(My apologies. I know I promised to post my rosette tutorial today but this has been on my mind and I feel I have to write about it so I can move forward. )
B. and I woke up to a hazy day. We decided to spend it lazing around at home. But as the hours passed, it became sunnier so we changed our minds and opted to go out. I rushed to put on the first shirt and pants I could put my hands on. and B. took these pics outside our apartment. After I saw them, I hurt his feelings by saying, “how come when you take my picture I always end up looking stupid?” I actually meant it’s me, and not him, acting stupid when he’s holding the camera. It’s my own doing. I’ve never felt comfortable being photographed. I get very self-conscious and start acting like a buffoon. The shot below was alright but it was the only good one out of 10 or so.Ben Sherman, TJ Maxx, $19.99 (B. bought it for me!) Maroon Tee with embossed felt design: a gift from B. He has one just like it! Black long-sleeved mesh shirt: thrifted from back home Generic tight-fitting jeans : from a store back home Black suede lace-up boots: Miu Miu, thrifted back home for less than $3 (!!!) Leather bracelet: from a stall in a store back home. I can’t recall how much it was but I’m sure it was more expensive than the Miu Miu boots. Hahaha
Why is it when I look at the mirror, I seem to have this better image of myself that’s not reflected in my photographs? Take this hat, for example:
When I put it on, I thought I looked mighty fine. But after seeing the pics, I think I might have walked around looking like a fool the whole afternoon. It doesn’t matter that the lady at the check-out counter at Kohl’s told me she liked my hat. Or that B. told me it’s all in my mind and he doesn’t see the stupid version of me that I see. A thousand people can come up to me and tell me I look great, but if this is what I see…

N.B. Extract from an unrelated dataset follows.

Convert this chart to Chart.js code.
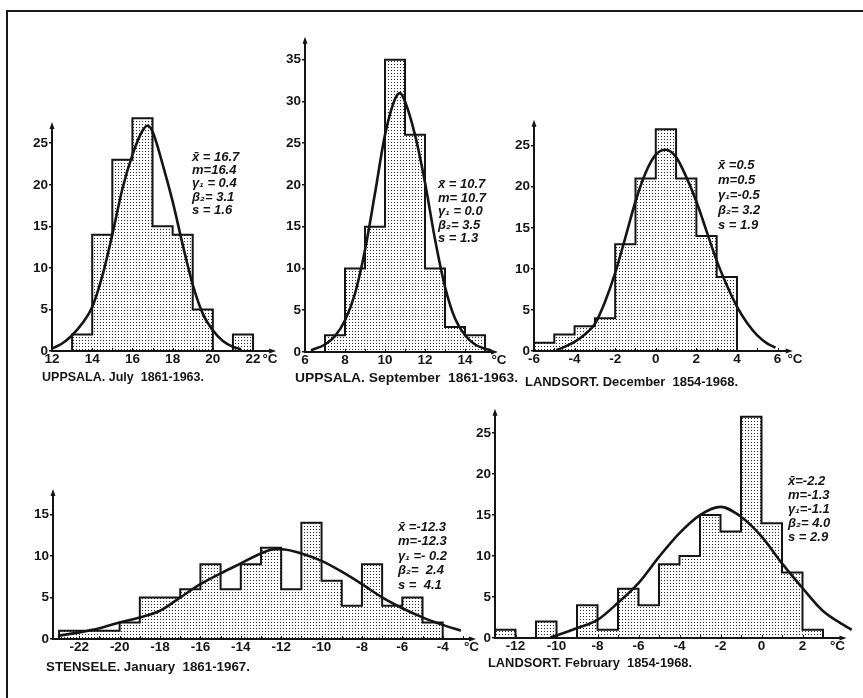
<!DOCTYPE html>
<html><head><meta charset="utf-8">
<script src="https://cdn.jsdelivr.net/npm/chart.js@4"></script>
<style>
html,body{margin:0;padding:0;background:#fff;}
body{width:863px;height:698px;position:relative;overflow:hidden;}
canvas.p{position:absolute;left:0;top:0;}
#frame{position:absolute;left:6px;top:10px;width:900px;height:720px;border-left:2px solid #1a1a1a;border-top:2px solid #1a1a1a;}
</style></head><body>
<div id="frame"></div>
<canvas id="c1" class="p" width="863" height="698"></canvas>
<canvas id="c2" class="p" width="863" height="698"></canvas>
<canvas id="c3" class="p" width="863" height="698"></canvas>
<canvas id="c4" class="p" width="863" height="698"></canvas>
<canvas id="c5" class="p" width="863" height="698"></canvas>
<script>
// ---------------- DATA ----------------
// Uppsala, July 1861-1963 (1 °C classes)
const julyBinStart = 13;
const julyCounts = [2, 14, 23, 28, 15, 14, 5, 0, 2];
const julyCurveX = [12, 12.5, 13, 13.5, 14, 14.5, 15, 15.5, 16, 16.5, 16.75, 17, 17.5, 18, 18.5, 19, 19.5, 20, 20.5, 21, 21.4];
const julyCurveY = [0.3, 0.9, 1.9, 3.3, 5.3, 9, 14, 19.5, 23.6, 26.5, 27.1, 26.4, 22.5, 18, 12.8, 8, 4.5, 2.5, 1.2, 0.5, 0.2];
const julyXTicks = [12, 14, 16, 18, 20, 22];
const julyYTicks = [0, 5, 10, 15, 20, 25];
const julyStats = ['x\u0304 = 16.7', 'm=16.4', '\u03b3\u2081 = 0.4', '\u03b2\u2082= 3.1', 's = 1.6'];
const julyCaption = 'UPPSALA. July  1861-1963.';

// Uppsala, September 1861-1963
const septBinStart = 7;
const septCounts = [2, 10, 15, 35, 26, 10, 3, 2];
const septCurveX = [6.3, 7, 7.5, 8, 8.5, 9, 9.5, 10, 10.5, 10.75, 11, 11.5, 12, 12.5, 13, 13.5, 14, 14.5, 15, 15.3];
const septCurveY = [0.2, 0.9, 1.9, 3.8, 7, 12.2, 19, 26, 30.3, 31, 30, 26, 20.3, 13.5, 7.8, 4, 2, 0.9, 0.4, 0.2];
const septXTicks = [6, 8, 10, 12, 14];
const septYTicks = [0, 5, 10, 15, 20, 25, 30, 35];
const septStats = ['x\u0304 = 10.7', 'm= 10.7', '\u03b3\u2081 = 0.0', '\u03b2\u2082= 3.5', 's = 1.3'];
const septCaption = 'UPPSALA. September  1861-1963.';

// Landsort, December 1854-1968
const decBinStart = -6;
const decCounts = [1, 2, 3, 4, 13, 21, 27, 21, 14, 9];
const decCurveX = [-4.9, -4.5, -4, -3.5, -3, -2.5, -2, -1.5, -1, -0.5, 0, 0.5, 1, 1.5, 2, 2.5, 3, 3.5, 4, 4.5, 5, 5.5, 5.9];
const decCurveY = [0.1, 0.5, 1.1, 2, 3.3, 6, 9.5, 13.8, 18.2, 21.7, 23.9, 24.5, 23.6, 21.2, 18.2, 14.6, 11, 8, 5.4, 3.4, 1.9, 0.9, 0.4];
const decXTicks = [-6, -4, -2, 0, 2, 4, 6];
const decYTicks = [0, 5, 10, 15, 20, 25];
const decStats = ['x\u0304 =0.5', 'm=0.5', '\u03b3\u2081=-0.5', '\u03b2\u2082= 3.2', 's = 1.9'];
const decCaption = 'LANDSORT. December  1854-1968.';

// Stensele, January 1861-1967
const janBinStart = -23;
const janCounts = [1, 1, 1, 2, 5, 5, 6, 9, 6, 9, 11, 6, 14, 7, 4, 9, 4, 5, 2];
const janCurveX = [-23, -22, -21, -20, -19, -18, -17, -16, -15, -14, -13, -12.3, -12, -11, -10, -9, -8, -7, -6, -5, -4, -3.1];
const janCurveY = [0.4, 0.8, 1.3, 2, 2.6, 3.4, 5, 6.6, 7.9, 9.1, 10.3, 10.8, 10.8, 10.3, 9.4, 8.1, 6.6, 5, 3.7, 2.6, 1.7, 1];
const janXTicks = [-22, -20, -18, -16, -14, -12, -10, -8, -6, -4];
const janYTicks = [0, 5, 10, 15];
const janStats = ['x\u0304 =-12.3', 'm=-12.3', '\u03b3\u2081 =- 0.2', '\u03b2\u2082=  2.4', 's =  4.1'];
const janCaption = 'STENSELE. January  1861-1967.';

// Landsort, February 1854-1968
const febBinStart = -13;
const febCounts = [1, 0, 2, 0, 4, 1, 6, 4, 9, 10, 15, 13, 27, 14, 8, 1];
const febCurveX = [-10.3, -10, -9, -8, -7, -6, -5, -4, -3, -2, -1, 0, 1, 2, 3, 4, 4.4];
const febCurveY = [0.1, 0.3, 1.2, 2.2, 4.3, 6.7, 9.9, 12.8, 15, 16, 14.8, 12.4, 9.1, 6.1, 3.3, 1.6, 1.0];
const febXTicks = [-12, -10, -8, -6, -4, -2, 0, 2];
const febYTicks = [0, 5, 10, 15, 20, 25];
const febStats = ['x\u0304=-2.2', 'm=-1.3', '\u03b3\u2081=-1.1', '\u03b2\u2082= 4.0', 's = 2.9'];
const febCaption = 'LANDSORT. February  1854-1968.';

// ---------------- LAYOUT / STYLE ----------------
const INK = '#151515';
const TICK_FONT = {family: '"Liberation Sans", Arial, sans-serif', size: 13.5, weight: 'bold'};
const Y_BOX = 30;   // width reserved for y tick labels
const X_BOX = 20;   // height reserved for x tick labels

const panels = [
  {id: 'c1', binStart: julyBinStart, counts: julyCounts, cx: julyCurveX, cy: julyCurveY,
   xTicks: julyXTicks, yTicks: julyYTicks, stats: julyStats, caption: julyCaption,
   area: {left: 52, right: 283.2, top: 110, bottom: 351}, xMin: 12, xMax: 23.5, yMax: 29,
   axisXEnd: 23, axisYEnd: 27.2, degX: 270, statsX: 192, statsY: 157, statsDy: 13.4, capX: 42, capY: 377, capW: 162},
  {id: 'c2', binStart: septBinStart, counts: septCounts, cx: septCurveX, cy: septCurveY,
   xTicks: septXTicks, yTicks: septYTicks, stats: septStats, caption: septCaption,
   area: {left: 305, right: 499, top: 38, bottom: 352}, xMin: 6, xMax: 15.7, yMax: 37.6,
   axisXEnd: 15.5, axisYEnd: 37.4, degX: 499, statsX: 438, statsY: 184.5, statsDy: 13.5, capX: 295, capY: 378, capW: 223},
  {id: 'c3', binStart: decBinStart, counts: decCounts, cx: decCurveX, cy: decCurveY,
   xTicks: decXTicks, yTicks: decYTicks, stats: decStats, caption: decCaption,
   area: {left: 534, right: 793.8, top: 121, bottom: 351}, xMin: -6, xMax: 6.8, yMax: 28,
   axisXEnd: 6.6, axisYEnd: 27.8, degX: 795, statsX: 718, statsY: 165, statsDy: 15, capX: 525, capY: 382, capW: 213},
  {id: 'c4', binStart: janBinStart, counts: janCounts, cx: janCurveX, cy: janCurveY,
   xTicks: janXTicks, yTicks: janYTicks, stats: janStats, caption: janCaption,
   area: {left: 53, right: 473, top: 492, bottom: 639}, xMin: -23.3, xMax: -2.5, yMax: 17.7,
   axisXEnd: -2.5, axisYEnd: 17.7, degX: 471.5, statsX: 398, statsY: 527, statsDy: 14.5, capX: 46, capY: 667, capW: 204},
  {id: 'c5', binStart: febBinStart, counts: febCounts, cx: febCurveX, cy: febCurveY,
   xTicks: febXTicks, yTicks: febYTicks, stats: febStats, caption: febCaption,
   area: {left: 495, right: 853.75, top: 411, bottom: 638}, xMin: -13, xMax: 4.5, yMax: 27.7,
   axisXEnd: 4, axisYEnd: 27.6, degX: 837.5, statsX: 788, statsY: 481, statsDy: 14.2, capX: 488, capY: 663, capW: 204}
];

function histPoints(start, counts) {
  const pts = [{x: start, y: 0}];
  counts.forEach((c, i) => pts.push({x: start + i, y: c}));
  pts.push({x: start + counts.length, y: 0});
  return pts;
}
function curvePoints(xs, ys) { return xs.map((x, i) => ({x: x, y: ys[i]})); }

function makeDeco(p) {
  return {
    id: 'deco_' + p.id,
    afterDraw(chart) {
      const ctx = chart.ctx, xs = chart.scales.x, ys = chart.scales.y;
      const x0 = xs.getPixelForValue(p.xMin), y0 = ys.getPixelForValue(0);
      const xe = xs.getPixelForValue(p.axisXEnd), ye = ys.getPixelForValue(p.axisYEnd);
      ctx.save();
      ctx.strokeStyle = INK; ctx.fillStyle = INK; ctx.lineWidth = 2;
      ctx.beginPath(); ctx.moveTo(xe, y0); ctx.lineTo(x0, y0); ctx.lineTo(x0, ye); ctx.stroke();
      ctx.beginPath(); ctx.moveTo(xe + 3, y0); ctx.lineTo(xe - 4, y0 - 2.5); ctx.lineTo(xe - 4, y0 + 2.5); ctx.closePath(); ctx.fill();
      ctx.beginPath(); ctx.moveTo(x0, ye - 3); ctx.lineTo(x0 - 2.5, ye + 4); ctx.lineTo(x0 + 2.5, ye + 4); ctx.closePath(); ctx.fill();
      // small tick marks on x axis at every degree
      ctx.lineWidth = 1;
      ctx.beginPath();
      for (let v = Math.ceil(p.xMin); v <= p.axisXEnd - 0.5; v++) {
        const px = Math.round(xs.getPixelForValue(v)) + 0.5;
        ctx.moveTo(px, y0); ctx.lineTo(px, y0 - 3);
      }
      ctx.stroke();
      ctx.font = 'bold 13.5px "Liberation Sans", Arial, sans-serif';
      ctx.textAlign = 'center'; ctx.textBaseline = 'middle';
      ctx.fillText('\u00b0C', p.degX, y0 + 8);
      ctx.font = 'italic bold 13px "Liberation Sans", Arial, sans-serif';
      ctx.textAlign = 'left';
      p.stats.forEach((t, i) => ctx.fillText(t, p.statsX, p.statsY + i * p.statsDy));
      ctx.font = 'bold 13px "Liberation Sans", Arial, sans-serif';
      const w = ctx.measureText(p.caption).width;
      ctx.translate(p.capX, p.capY);
      ctx.scale(p.capW / w, 1);
      ctx.fillText(p.caption, 0, 0);
      ctx.restore();
    }
  };
}

panels.forEach(p => {
  const canvas = document.getElementById(p.id);
  const ctx = canvas.getContext('2d');
  const tile = document.createElement('canvas');
  tile.width = 3; tile.height = 3;
  const tctx = tile.getContext('2d');
  tctx.fillStyle = '#2a2a2a';
  tctx.fillRect(1, 1, 1, 1);
  const pattern = ctx.createPattern(tile, 'repeat');

  new Chart(ctx, {
    type: 'line',
    data: {
      datasets: [
        {data: curvePoints(p.cx, p.cy), borderColor: INK, borderWidth: 2.6, pointRadius: 0,
         fill: false, cubicInterpolationMode: 'monotone', clip: false, order: 0},
        {data: histPoints(p.binStart, p.counts), stepped: true, borderColor: INK, borderWidth: 2,
         backgroundColor: pattern, fill: 'origin', pointRadius: 0, borderJoinStyle: 'miter', clip: false, order: 1}
      ]
    },
    options: {
      responsive: false, animation: false, events: [],
      layout: {padding: {left: p.area.left - Y_BOX, right: 863 - p.area.right, top: p.area.top,
                         bottom: 698 - p.area.bottom - X_BOX}},
      plugins: {legend: {display: false}, tooltip: {enabled: false}},
      scales: {
        x: {type: 'linear', min: p.xMin, max: p.xMax,
            afterFit: s => { s.height = X_BOX; s.paddingLeft = 0; s.paddingRight = 0; },
            afterBuildTicks: s => { s.ticks = p.xTicks.map(v => ({value: v})); },
            grid: {display: false, drawTicks: false}, border: {display: false},
            ticks: {font: TICK_FONT, color: INK, padding: 0, maxRotation: 0, autoSkip: false,
                    callback: v => String(v)}},
        y: {type: 'linear', min: 0, max: p.yMax,
            afterFit: s => { s.width = Y_BOX; s.paddingTop = 0; s.paddingBottom = 0; },
            afterBuildTicks: s => { s.ticks = p.yTicks.map(v => ({value: v})); },
            grid: {display: true, drawOnChartArea: false, drawTicks: true, tickLength: 3, color: INK, lineWidth: 1.5},
            border: {display: false},
            ticks: {font: TICK_FONT, color: INK, padding: 1, autoSkip: false, callback: v => String(v)}}
      }
    },
    plugins: [makeDeco(p)]
  });
});
</script>
</body></html>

This is the main reason I photograph my outfits. It’s not really about the outfits. It’s a way to conquer my fear of the camera. Really, I hate it because it shows me all my flaws. But it’s because those are the first things that I choose to see. This is the reason why I take many shots of myself before choosing a few to post, and why I have to be by myself to be able to pose without freaking out.
This blog is really about me accepting myself and, ultimately, celebrating myself. I’m too old to continue feeling like an awkward teenager. I don’t want to grow older insecure and self-conscious. How sad would that be? I want grow older gracefully and at peace with what I have.
I want to start loving myself before I die. Then I can say that I truly have lived.